» Task instructions:
The required output is a single number: how many lines of the material contain the string "React".
::: Data lines
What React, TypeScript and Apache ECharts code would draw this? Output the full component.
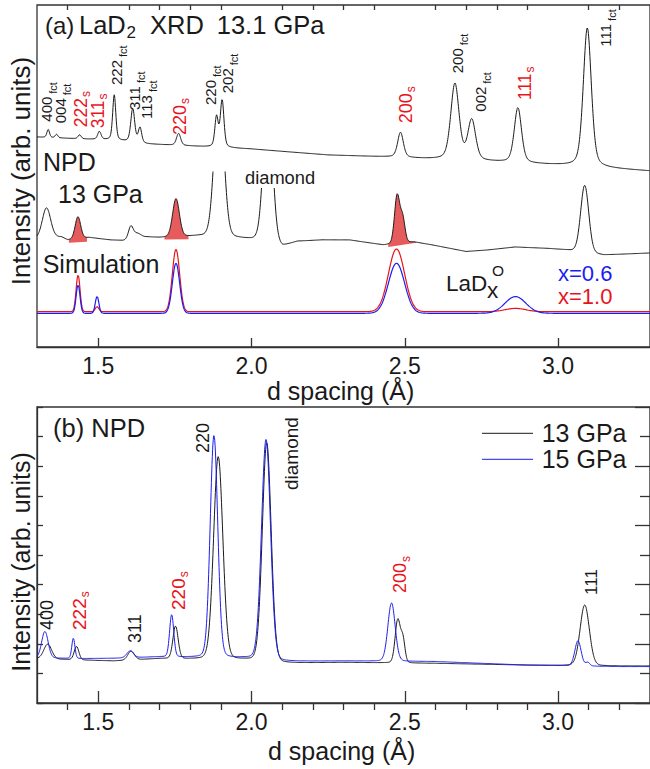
import React, { useEffect, useRef } from 'react';
import * as echarts from 'echarts';

// ---------- axis / tick values ----------
const D_MIN = 1.3;
const D_MAX = 3.3;
const majorTicks = [1.5, 2.0, 2.5, 3.0];
const minorTicks = [1.4, 1.6, 1.7, 1.8, 1.9, 2.1, 2.2, 2.3, 2.4, 2.6, 2.7, 2.8, 2.9, 3.1, 3.2];

// ---------- panel (a): XRD 13.1 GPa (arb. units) ----------
const xrdBaseD = [1.30, 1.45, 1.55, 1.66, 1.80, 2.00, 2.25, 2.45, 2.58, 2.80, 2.99, 3.30];
const xrdBaseI = [210, 208, 207, 203, 201, 198, 192, 190, 188, 185, 182, 176];
const xrdPeakD = [1.3365, 1.3637, 1.439, 1.5035, 1.552, 1.6124, 1.636, 1.762, 1.8858, 1.904, 2.486, 2.6635, 2.7184, 2.869, 3.0955];
const xrdPeakH = [8, 3.5, 4, 8, 45, 33.5, 15, 12, 30, 47, 25, 76, 40, 55, 139];
const xrdPeakW = [0.010, 0.010, 0.012, 0.013, 0.012, 0.015, 0.013, 0.016, 0.013, 0.014, 0.022, 0.032, 0.030, 0.028, 0.031];

// ---------- panel (a): NPD 13 GPa ----------
const npdBaseD = [1.30, 1.38, 1.40, 1.47, 1.54, 1.58, 1.66, 1.70, 1.83, 1.95, 2.02, 2.06, 2.10, 2.15, 2.23, 2.32, 2.43, 2.53, 2.59, 2.70, 2.77, 2.86, 2.97, 3.03, 3.15, 3.30];
const npdBaseI = [108.5, 110, 107, 109.5, 107, 106.5, 110, 109.5, 111, 109, 107, 105, 100.5, 105.5, 107, 107, 102, 105, 102, 95.5, 97, 100, 98.5, 97, 92, 94];
const npdPeakD = [1.331, 1.4335, 1.606, 1.626, 1.7535, 1.894, 2.0535, 2.475, 2.493, 3.087];
const npdPeakH = [30, 22, 12, 5, 38, 150, 150, 48, 24, 67];
const npdPeakW = [0.032, 0.021, 0.018, 0.030, 0.026, 0.036, 0.034, 0.020, 0.018, 0.031];
// shaded (red) peaks: [d start, base start, d end, base end]
const npdFillD1 = [1.404, 1.716, 2.446];
const npdFillB1 = [104.3, 107.5, 100.0];
const npdFillD2 = [1.463, 1.7945, 2.5375];
const npdFillB2 = [105.3, 107.7, 104.3];

// ---------- panel (a): Simulation ----------
const simPeakD = [1.434, 1.496, 1.7535, 2.473, 2.861];
const simRedH = [36.7, 5, 62.3, 62.7, 3.3];
const simBlueH = [28.3, 16.7, 50, 50, 16.7];
const simPeakW = [0.015, 0.014, 0.028, 0.062, 0.080];
const simRedBaseD = [1.30, 3.30];
const simRedBaseI = [35.3, 35.3];
const simBlueBaseD = [1.30, 3.30];
const simBlueBaseI = [33.7, 33.7];

// ---------- panel (b): NPD 13 GPa / 15 GPa ----------
const bBaseD = [1.30, 1.45, 1.55, 1.70, 1.98, 2.10, 2.30, 2.60, 2.90, 3.20, 3.30];
const b13BaseI = [1.50, 1.45, 1.42, 1.50, 1.45, 1.34, 1.37, 1.34, 1.28, 1.25, 1.25];
const b15BaseI = [1.52, 1.50, 1.51, 1.56, 1.51, 1.40, 1.42, 1.40, 1.28, 1.23, 1.23];
const b13PeakD = [1.335, 1.429, 1.607, 1.752, 1.8913, 2.0496, 2.477, 2.494, 3.087];
const b13PeakH = [0.5, 0.45, 0.3, 1.1, 6.85, 7.4, 1.45, 0.75, 2.05];
const b13PeakW = [0.030, 0.018, 0.025, 0.020, 0.0355, 0.034, 0.020, 0.016, 0.0355];
const b15PeakD = [1.3258, 1.4186, 1.6037, 1.7394, 1.8774, 2.0473, 2.4567, 3.065, 3.097];
const b15PeakH = [0.9, 0.68, 0.23, 1.42, 7.5, 7.45, 1.97, 0.85, 0.12];
const b15PeakW = [0.025, 0.012, 0.025, 0.016, 0.029, 0.0345, 0.028, 0.024, 0.015];

// ---------- styles ----------
const FONT = '"Liberation Sans", Arial, Helvetica, sans-serif';
const INK = '#1a1a1a';
const RED = '#e8141c';
const BLUE = '#1c1cf0';
const FILL = '#e65b5b';

function baseAt(d: number, bd: number[], bi: number[]) {
  if (d <= bd[0]) return bi[0];
  for (let i = 1; i < bd.length; i++) {
    if (d <= bd[i]) {
      const f = (d - bd[i - 1]) / (bd[i] - bd[i - 1]);
      return bi[i - 1] + f * (bi[i] - bi[i - 1]);
    }
  }
  return bi[bi.length - 1];
}

function peak(d: number, c: number, h: number, w: number, eta: number) {
  const t = (d - c) / w;
  const g = Math.exp(-4 * Math.LN2 * t * t);
  const l = 1 / (1 + 4 * t * t);
  return h * (eta * l + (1 - eta) * g);
}

function buildTrace(bd: number[], bi: number[], pd: number[], ph: number[], pw: number[], eta: number) {
  const out: number[][] = [];
  const n = 2000;
  for (let i = 0; i <= n; i++) {
    const d = D_MIN + (i * (D_MAX - D_MIN)) / n;
    let v = baseAt(d, bd, bi);
    for (let k = 0; k < pd.length; k++) v += peak(d, pd[k], ph[k], pw[k], eta);
    out.push([Math.round(d * 10000) / 10000, v]);
  }
  return out;
}

export default function App() {
  const ref = useRef<HTMLDivElement>(null);

  useEffect(() => {
    document.body.style.margin = '0';
    const chart = echarts.init(ref.current as HTMLDivElement, null, { renderer: 'svg' });

    const xrd = buildTrace(xrdBaseD, xrdBaseI, xrdPeakD, xrdPeakH, xrdPeakW, 0.35);
    const npd = buildTrace(npdBaseD, npdBaseI, npdPeakD, npdPeakH, npdPeakW, 0.1);
    const simRed = buildTrace(simRedBaseD, simRedBaseI, simPeakD, simRedH, simPeakW, 0);
    const simBlue = buildTrace(simBlueBaseD, simBlueBaseI, simPeakD, simBlueH, simPeakW, 0);
    const b13 = buildTrace(bBaseD, b13BaseI, b13PeakD, b13PeakH, b13PeakW, 0.1);
    const b15 = buildTrace(bBaseD, b15BaseI, b15PeakD, b15PeakH, b15PeakW, 0.1);

    const frame = { show: true, borderColor: '#333', borderWidth: 1.3, backgroundColor: 'transparent' };
    const axisLineStyle = { color: '#333', width: 1.3 };

    const xMajor = (gridIndex: number, len: number) => ({
      type: 'value', gridIndex, min: D_MIN, max: D_MAX,
      axisLine: { show: true, lineStyle: axisLineStyle },
      axisTick: { show: true, inside: true, length: len, customValues: majorTicks, lineStyle: axisLineStyle },
      axisLabel: {
        show: true, customValues: majorTicks, margin: 7, fontSize: 23, color: INK, fontFamily: FONT,
        formatter: (v: number) => v.toFixed(1),
      },
      splitLine: { show: false },
    });
    const xMinor = (gridIndex: number, len: number) => ({
      type: 'value', gridIndex, min: D_MIN, max: D_MAX,
      axisLine: { show: false },
      axisTick: { show: true, inside: true, length: len, customValues: minorTicks, lineStyle: axisLineStyle },
      axisLabel: { show: false },
      splitLine: { show: false },
    });

    const txt = (x: number, y: number, text: string, size: number, color = INK, lh?: number) => ({
      type: 'text', x, y, z: 100,
      style: {
        text, fontSize: size, fontFamily: FONT, fill: color, align: 'left', verticalAlign: 'middle',
        ...(lh ? { lineHeight: lh } : {}),
      },
    });

    const rot = (cx: number, bottom: number, main: string, sub: string, color: string,
      mSize: number, sSize: number, lm: number, ls: number, gap = 2) => ({
      type: 'text', x: cx, y: bottom, rotation: Math.PI / 2, z: 100,
      style: {
        text: sub ? `{m|${main}}{s|${sub}}` : `{m|${main}}`,
        align: 'left', verticalAlign: 'middle', fontFamily: FONT, fill: color,
        rich: {
          m: { fontSize: mSize, fontFamily: FONT, fill: color, lineHeight: lm, verticalAlign: 'middle' },
          s: { fontSize: sSize, fontFamily: FONT, fill: color, lineHeight: ls, verticalAlign: 'bottom', padding: [0, 0, 0, gap] },
        },
      },
    });
    const fct = (cx: number, bottom: number, main: string) => rot(cx, bottom, main, 'fct', INK, 15, 11, 24, 12, 3);
    const sRed = (cx: number, bottom: number, main: string, size = 18) => rot(cx, bottom, main, 's', RED, size, 12, 22, 12.5, 1);

    const graphic: any[] = [
      // panel (a) title
      txt(45, 25, '(a)', 24),
      txt(79, 25, 'LaD', 25.5),
      txt(126.5, 32, '2', 17),
      txt(150, 25, 'XRD', 25.5),
      txt(216.7, 25, '13.1 GPa', 25.5),
      txt(43, 162, 'NPD', 25),
      txt(58, 194, '13 GPa', 25),
      txt(42.7, 264, 'Simulation', 25),
      { type: 'rect', z: 90, shape: { x: 257, y: 170, width: 26, height: 18 }, style: { fill: '#fff' } },
      txt(245, 177, 'diamond', 18.3),
      txt(446, 283.6, 'LaD', 22.5, INK, 18),
      txt(487, 290, 'x', 22.5, INK, 12),
      txt(492, 270.5, 'O', 15.5, INK, 10),
      txt(558, 273, 'x=0.6', 22, BLUE),
      txt(558, 296, 'x=1.0', 22, RED),
      // peak labels (a)
      fct(46.7, 121.7, '400'),
      fct(60.8, 123.3, '004'),
      sRed(81, 127.3, '222', 17.5),
      sRed(98.3, 128.3, '311', 17.5),
      fct(116.7, 85, '222'),
      fct(134, 110, '311'),
      fct(146.5, 119, '113'),
      sRed(180, 135, '220', 18),
      fct(210.7, 105, '220'),
      fct(227.3, 93.3, '202'),
      sRed(405.7, 123.3, '200', 18),
      fct(457.3, 73.3, '200'),
      fct(480, 111.7, '002'),
      sRed(525, 100, '111', 17.5),
      fct(605.7, 46.7, '111'),
      // axis titles
      txt(267, 391, 'd spacing (Å)', 25),
      txt(268, 751, 'd spacing (Å)', 25),
      { type: 'text', x: 21, y: 171, rotation: Math.PI / 2, z: 100,
        style: { text: 'Intensity (arb. units)', fontSize: 26, fontFamily: FONT, fill: INK, align: 'center', verticalAlign: 'middle' } },
      { type: 'text', x: 21, y: 562, rotation: Math.PI / 2, z: 100,
        style: { text: 'Intensity (arb. units)', fontSize: 25, fontFamily: FONT, fill: INK, align: 'center', verticalAlign: 'middle' } },
      // panel (b)
      txt(53, 427.5, '(b) NPD', 25.5),
      rot(47, 630, '400', '', INK, 18, 12, 20, 12),
      rot(79, 630, '222', 's', RED, 19, 12, 24, 12.5, 1),
      rot(135, 643, '311', '', INK, 18, 12, 20, 12),
      rot(178, 610, '220', 's', RED, 19, 12, 24, 12.5, 1),
      rot(203.3, 453, '220', '', INK, 18, 12, 20, 12),
      rot(291, 490, 'diamond', '', INK, 19, 12, 20, 12),
      rot(400, 593, '200', 's', RED, 18, 12, 24, 12.5, 1),
      rot(591.7, 595, '111', '', INK, 17, 12, 20, 12),
      // legend
      { type: 'line', z: 100, shape: { x1: 482, y1: 433.3, x2: 533, y2: 433.3 }, style: { stroke: INK, lineWidth: 1 } },
      { type: 'line', z: 100, shape: { x1: 482, y1: 459.3, x2: 533, y2: 459.3 }, style: { stroke: BLUE, lineWidth: 1 } },
      txt(541.7, 433, '13 GPa', 25),
      txt(541.7, 459, '15 GPa', 25),
    ];

    const lineSeries = (name: string, data: number[][], color: string, xi: number, yi: number, width = 1, z = 2) => ({
      name, type: 'line', data, xAxisIndex: xi, yAxisIndex: yi, showSymbol: false, symbol: 'none',
      lineStyle: { color, width }, itemStyle: { color }, z, silent: true, clip: true,
    });

    const option: any = {
      animation: false,
      backgroundColor: '#fff',
      textStyle: { fontFamily: FONT },
      grid: [
        { left: 37, top: 5, width: 618, height: 342, ...frame },
        { left: 37, top: 172, width: 618, height: 175, show: false },
        { left: 37, top: 407, width: 618, height: 296, ...frame },
      ],
      xAxis: [
        xMajor(0, 9),
        xMinor(0, 5),
        { type: 'value', gridIndex: 1, min: D_MIN, max: D_MAX, show: false },
        xMajor(2, 12),
        xMinor(2, 7),
      ],
      yAxis: [
        { type: 'value', gridIndex: 0, min: 0, max: 342, show: false },
        { type: 'value', gridIndex: 1, min: 0, max: 175, show: false },
        {
          type: 'value', gridIndex: 2, min: 0, max: 10, interval: 1, position: 'left',
          axisLine: { show: true, lineStyle: axisLineStyle },
          axisTick: { show: true, inside: true, length: 6, lineStyle: axisLineStyle },
          axisLabel: { show: false }, splitLine: { show: false },
        },
        {
          type: 'value', gridIndex: 2, min: 0, max: 10, interval: 2, position: 'right',
          axisLine: { show: true, lineStyle: axisLineStyle },
          axisTick: { show: true, inside: true, length: 15, lineStyle: axisLineStyle },
          minorTick: { show: true, splitNumber: 2, length: 10, lineStyle: axisLineStyle },
          axisLabel: { show: false }, splitLine: { show: false }, minorSplitLine: { show: false },
        },
      ],
      series: [
        lineSeries('XRD 13.1 GPa', xrd, INK, 0, 0, 1),
        lineSeries('Simulation x=1.0', simRed, RED, 0, 0, 1.2),
        lineSeries('Simulation x=0.6', simBlue, BLUE, 0, 0, 1.2),
        {
          name: 'NPD fill', type: 'custom', xAxisIndex: 2, yAxisIndex: 1, z: 1, silent: true, clip: true,
          data: npdFillD1.map((_, i) => [i, 0]),
          renderItem: (_params: any, api: any) => {
            const i = api.value(0);
            const d1 = npdFillD1[i];
            const d2 = npdFillD2[i];
            const pts: number[][] = [];
            for (const p of npd) {
              if (p[0] >= d1 && p[0] <= d2) pts.push(api.coord(p));
            }
            pts.push(api.coord([d2, npdFillB2[i]]));
            pts.push(api.coord([d1, npdFillB1[i]]));
            return { type: 'polygon', shape: { points: pts }, style: { fill: FILL } };
          },
        },
        lineSeries('NPD 13 GPa', npd, INK, 2, 1, 1, 3),
        lineSeries('13 GPa', b13, INK, 3, 2, 1),
        lineSeries('15 GPa', b15, BLUE, 3, 2, 1),
      ],
      graphic,
    };

    chart.setOption(option);
    return () => chart.dispose();
  }, []);

  return <div ref={ref} style={{ width: 650, height: 769 }} />;
}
::::::
» Reply:
2